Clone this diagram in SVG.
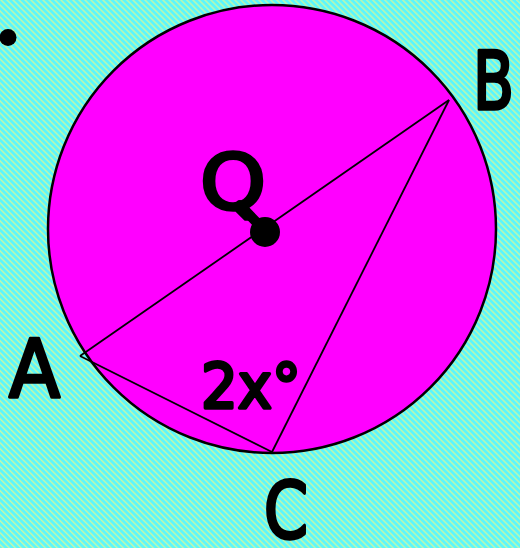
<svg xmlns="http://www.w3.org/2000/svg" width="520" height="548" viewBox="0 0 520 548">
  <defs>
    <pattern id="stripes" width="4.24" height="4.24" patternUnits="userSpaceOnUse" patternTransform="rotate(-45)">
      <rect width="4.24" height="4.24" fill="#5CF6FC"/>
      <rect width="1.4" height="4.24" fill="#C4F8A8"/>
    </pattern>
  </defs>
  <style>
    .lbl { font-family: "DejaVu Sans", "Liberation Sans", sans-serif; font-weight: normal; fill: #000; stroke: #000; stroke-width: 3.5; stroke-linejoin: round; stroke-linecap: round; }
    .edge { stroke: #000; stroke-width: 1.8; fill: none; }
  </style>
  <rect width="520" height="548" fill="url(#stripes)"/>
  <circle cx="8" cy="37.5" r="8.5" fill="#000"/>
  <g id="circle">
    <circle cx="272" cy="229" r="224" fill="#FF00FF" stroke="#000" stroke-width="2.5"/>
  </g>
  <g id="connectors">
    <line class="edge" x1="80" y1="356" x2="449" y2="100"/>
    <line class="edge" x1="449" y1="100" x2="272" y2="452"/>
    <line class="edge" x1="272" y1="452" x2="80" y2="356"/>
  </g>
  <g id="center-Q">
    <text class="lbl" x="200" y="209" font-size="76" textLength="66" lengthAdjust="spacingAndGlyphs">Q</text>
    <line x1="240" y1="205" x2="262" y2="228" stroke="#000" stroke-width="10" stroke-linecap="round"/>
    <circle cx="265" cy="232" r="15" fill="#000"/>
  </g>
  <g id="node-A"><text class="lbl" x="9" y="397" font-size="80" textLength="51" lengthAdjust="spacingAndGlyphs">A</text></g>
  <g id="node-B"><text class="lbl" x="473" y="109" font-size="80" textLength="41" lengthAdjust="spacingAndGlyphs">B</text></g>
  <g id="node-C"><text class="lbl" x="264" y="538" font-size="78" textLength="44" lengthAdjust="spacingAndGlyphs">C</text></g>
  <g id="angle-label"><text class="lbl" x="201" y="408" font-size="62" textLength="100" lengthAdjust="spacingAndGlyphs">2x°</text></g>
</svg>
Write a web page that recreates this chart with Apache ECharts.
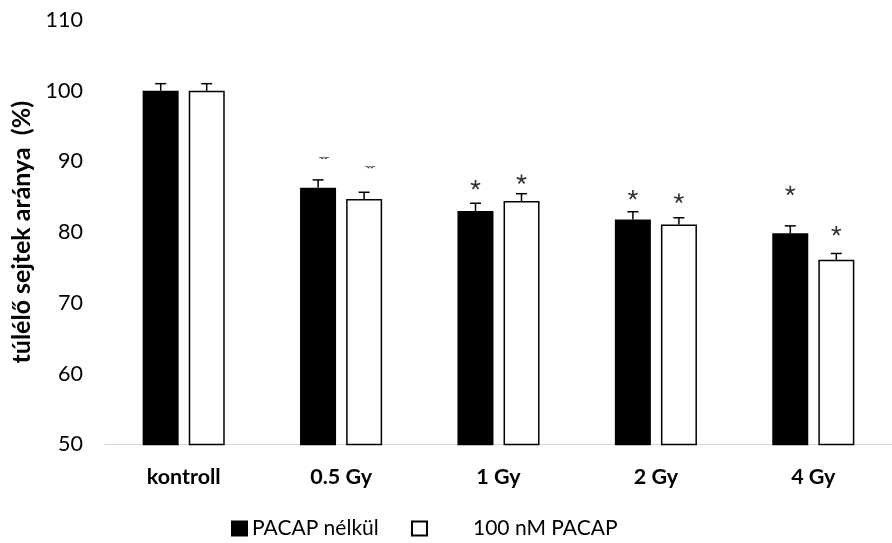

******

Transcribe the full listing character for character. Pictures are excluded.

• [FULL SOLUTION]
Clone this diagram in SVG.
<svg xmlns="http://www.w3.org/2000/svg" width="520" height="548" viewBox="0 0 520 548">
  <defs>
    <pattern id="stripes" width="4.24" height="4.24" patternUnits="userSpaceOnUse" patternTransform="rotate(-45)">
      <rect width="4.24" height="4.24" fill="#5CF6FC"/>
      <rect width="1.4" height="4.24" fill="#C4F8A8"/>
    </pattern>
  </defs>
  <style>
    .lbl { font-family: "DejaVu Sans", "Liberation Sans", sans-serif; font-weight: normal; fill: #000; stroke: #000; stroke-width: 3.5; stroke-linejoin: round; stroke-linecap: round; }
    .edge { stroke: #000; stroke-width: 1.8; fill: none; }
  </style>
  <rect width="520" height="548" fill="url(#stripes)"/>
  <circle cx="8" cy="37.5" r="8.5" fill="#000"/>
  <g id="circle">
    <circle cx="272" cy="229" r="224" fill="#FF00FF" stroke="#000" stroke-width="2.5"/>
  </g>
  <g id="connectors">
    <line class="edge" x1="80" y1="356" x2="449" y2="100"/>
    <line class="edge" x1="449" y1="100" x2="272" y2="452"/>
    <line class="edge" x1="272" y1="452" x2="80" y2="356"/>
  </g>
  <g id="center-Q">
    <text class="lbl" x="200" y="209" font-size="76" textLength="66" lengthAdjust="spacingAndGlyphs">Q</text>
    <line x1="240" y1="205" x2="262" y2="228" stroke="#000" stroke-width="10" stroke-linecap="round"/>
    <circle cx="265" cy="232" r="15" fill="#000"/>
  </g>
  <g id="node-A"><text class="lbl" x="9" y="397" font-size="80" textLength="51" lengthAdjust="spacingAndGlyphs">A</text></g>
  <g id="node-B"><text class="lbl" x="473" y="109" font-size="80" textLength="41" lengthAdjust="spacingAndGlyphs">B</text></g>
  <g id="node-C"><text class="lbl" x="264" y="538" font-size="78" textLength="44" lengthAdjust="spacingAndGlyphs">C</text></g>
  <g id="angle-label"><text class="lbl" x="201" y="408" font-size="62" textLength="100" lengthAdjust="spacingAndGlyphs">2x°</text></g>
</svg>
Write a web page that recreates this chart with Apache ECharts.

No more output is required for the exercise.